Sanayi çevrelerinin yeni yönetmelik konusundaki endişelerini değerlendiren Kacır, şöyle devam etti: “Bu yönetmeliği oluştururken, her yaptığımızın arkasında ciddi bir istişare var. Yatırım yeri tahsisi, şeffaf öngörülebilir kurallarla olduktan sonra kriterlerle ilgili ilaveler yapılabilir, yeni kriterler tanımlanabilir bunlar kolay. Bunlarla ilgili derdimiz yok. Burada şunu görüyorum ki, bazı argümanlar öne sürülerek başka taleplerin önü açılmaya çalışılıyor. Biz ana düzenlemenin temel hedeflerinden vazgeçemeyiz. Bizim için bu sanayi politikamızın ana unsurlarından biri. Dolayısıyla bizim ana düzenlemeden vazgeçmemiz beklenemez. Ama biz zaten her gün beraberiz, sıklıkla bunu konuşuyoruz. Bu tür beklentileri bir takım alt düzenlemelerle adımlar atılabilir. Bizim ‘gerçek’ sanayiciyi mağdur etmemiz söz konusu olamaz.”

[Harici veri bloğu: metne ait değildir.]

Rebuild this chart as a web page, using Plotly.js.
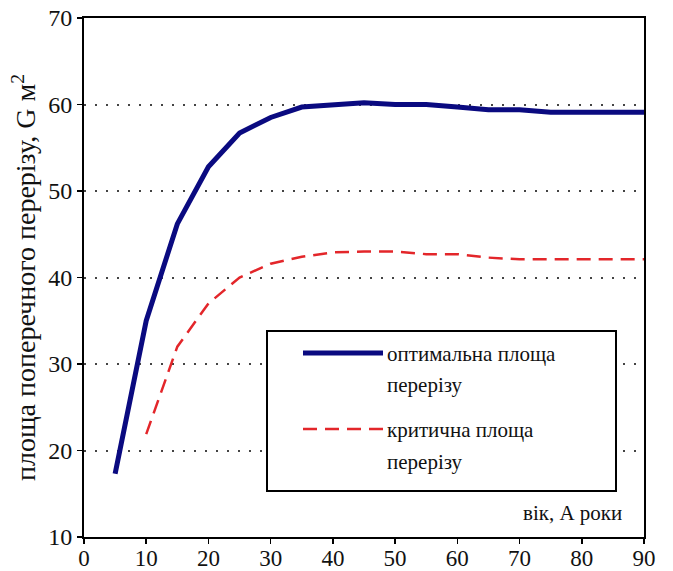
<!DOCTYPE html>
<html>
<head>
<meta charset="utf-8">
<script src="https://cdn.plot.ly/plotly-3.0.1.min.js"></script>
<style>html,body{margin:0;padding:0;background:#fff;}#chart{width:673px;height:571px;}</style>
</head>
<body>
<div id="chart"></div>
<script>
// Data
const optimalAge = [5, 10, 15, 20, 25, 30, 35, 40, 45, 50, 55, 60, 65, 70, 75, 80, 85, 90];
const optimalArea = [17.3, 35, 46.2, 52.8, 56.7, 58.5, 59.7, 60, 60.2, 60, 60, 59.7, 59.4, 59.4, 59.1, 59.1, 59.1, 59.1];
const criticalAge = [10, 15, 20, 25, 30, 35, 40, 45, 50, 55, 60, 65, 70, 75, 80, 85, 90];
const criticalArea = [21.9, 32, 37, 40, 41.6, 42.4, 42.9, 43, 43, 42.7, 42.7, 42.3, 42.1, 42.1, 42.1, 42.1, 42.1];
const seriesNames = ["оптимальна площа", "перерізу", "критична площа", "перерізу"];
const xTicks = [0, 10, 20, 30, 40, 50, 60, 70, 80, 90];
const yTicks = [10, 20, 30, 40, 50, 60, 70];
const xLabel = "вік, А роки";
const yLabel = "площа поперечного перерізу, G м<sup>2</sup>";

const FONT = "Liberation Serif";
const blue = "#0a0a80";
const red = "#e3262a";

// plot area in pixels: left 84, right 644, top 18, bottom 537
const L = 84, R = 644, T = 18, B = 537;
const px = v => (v - L) / (R - L);
const py = v => (B - v) / (B - T);

const traces = [
  {x: optimalAge, y: optimalArea, mode: "lines", name: seriesNames[0],
   line: {color: blue, width: 5}, showlegend: false},
  {x: criticalAge, y: criticalArea, mode: "lines", name: seriesNames[2],
   line: {color: red, width: 2.5, dash: "14px,8px"}, showlegend: false}
];

const shapes = [
  {type: "rect", xref: "paper", yref: "paper", x0: px(267), x1: px(616), y0: py(491), y1: py(331),
   line: {color: "#000", width: 2}, fillcolor: "#fff", layer: "above"},
  {type: "line", xref: "paper", yref: "paper", x0: px(303), x1: px(383), y0: py(353), y1: py(353),
   line: {color: blue, width: 5}, layer: "above"},
  {type: "line", xref: "paper", yref: "paper", x0: px(303), x1: px(383), y0: py(429), y1: py(429),
   line: {color: red, width: 2.5, dash: "14px,8px"}, layer: "above"}
];

const annFont = {family: FONT, size: 21, color: "#111"};
const annotations = [
  {xref: "paper", yref: "paper", x: px(385), y: py(354), text: seriesNames[0], showarrow: false, xanchor: "left", yanchor: "middle", font: annFont},
  {xref: "paper", yref: "paper", x: px(385), y: py(385), text: seriesNames[1], showarrow: false, xanchor: "left", yanchor: "middle", font: annFont},
  {xref: "paper", yref: "paper", x: px(385), y: py(430), text: seriesNames[2], showarrow: false, xanchor: "left", yanchor: "middle", font: annFont},
  {xref: "paper", yref: "paper", x: px(385), y: py(462), text: seriesNames[3], showarrow: false, xanchor: "left", yanchor: "middle", font: annFont},
  {xref: "paper", yref: "paper", x: px(624), y: py(513), text: xLabel, showarrow: false, xanchor: "right", yanchor: "middle", font: annFont}
];

const layout = {
  width: 673, height: 571,
  margin: {l: L, r: 673 - R, t: T, b: 571 - B, pad: 0},
  paper_bgcolor: "#fff", plot_bgcolor: "#fff",
  font: {family: FONT, size: 22, color: "#111"},
  showlegend: false,
  xaxis: {
    range: [0, 90], tickvals: xTicks, ticktext: xTicks.map(String),
    showline: true, linecolor: "#000", linewidth: 2, mirror: true,
    ticks: "outside", ticklen: 5, tickwidth: 1.5, tickcolor: "#000",
    showgrid: false, zeroline: false, ticklabelstandoff: -6,
    tickfont: {family: FONT, size: 23, color: "#111"}
  },
  yaxis: {
    range: [10, 70], tickvals: yTicks, ticktext: yTicks.map(String),
    showline: true, linecolor: "#000", linewidth: 2, mirror: true,
    ticks: "outside", ticklen: 5, tickwidth: 1.5, tickcolor: "#000",
    showgrid: true, gridcolor: "#444", gridwidth: 2, griddash: "2px,9px",
    zeroline: false,
    tickfont: {family: FONT, size: 24, color: "#111"},
    title: {text: yLabel, font: {family: FONT, size: 28, color: "#111"}, standoff: 4}
  },
  shapes: shapes,
  annotations: annotations
};

Plotly.newPlot("chart", traces, layout, {displayModeBar: false, staticPlot: true});
</script>
</body>
</html>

Kacır, önemli bir yenilik olarak OSB’lerde ve OSB genişleme alanlarında bakanlık olarak yüzde 15 stratejik yatırımlar için alan ayrılabileceğine dair düzenleme yaptıklarını da belirterek, “Bu da Türkiye’de ulusal ve uluslararası yatırımcı için önemli bir ihtiyaçtı. Şu anda 1-15 milyon m2 yer isteyen ulusal ya da uluslararası yatırımcıya alan açmakta güçlük çekiyoruz çünkü” dedi.

Kacır, OSB’lerin Türkiye ekonomisi için önemine vurgu yaparak, önümüzdeki yıl OSB’lere 10 milyar TL’den fazla kaynak ayıracakları bilgisini de verdi.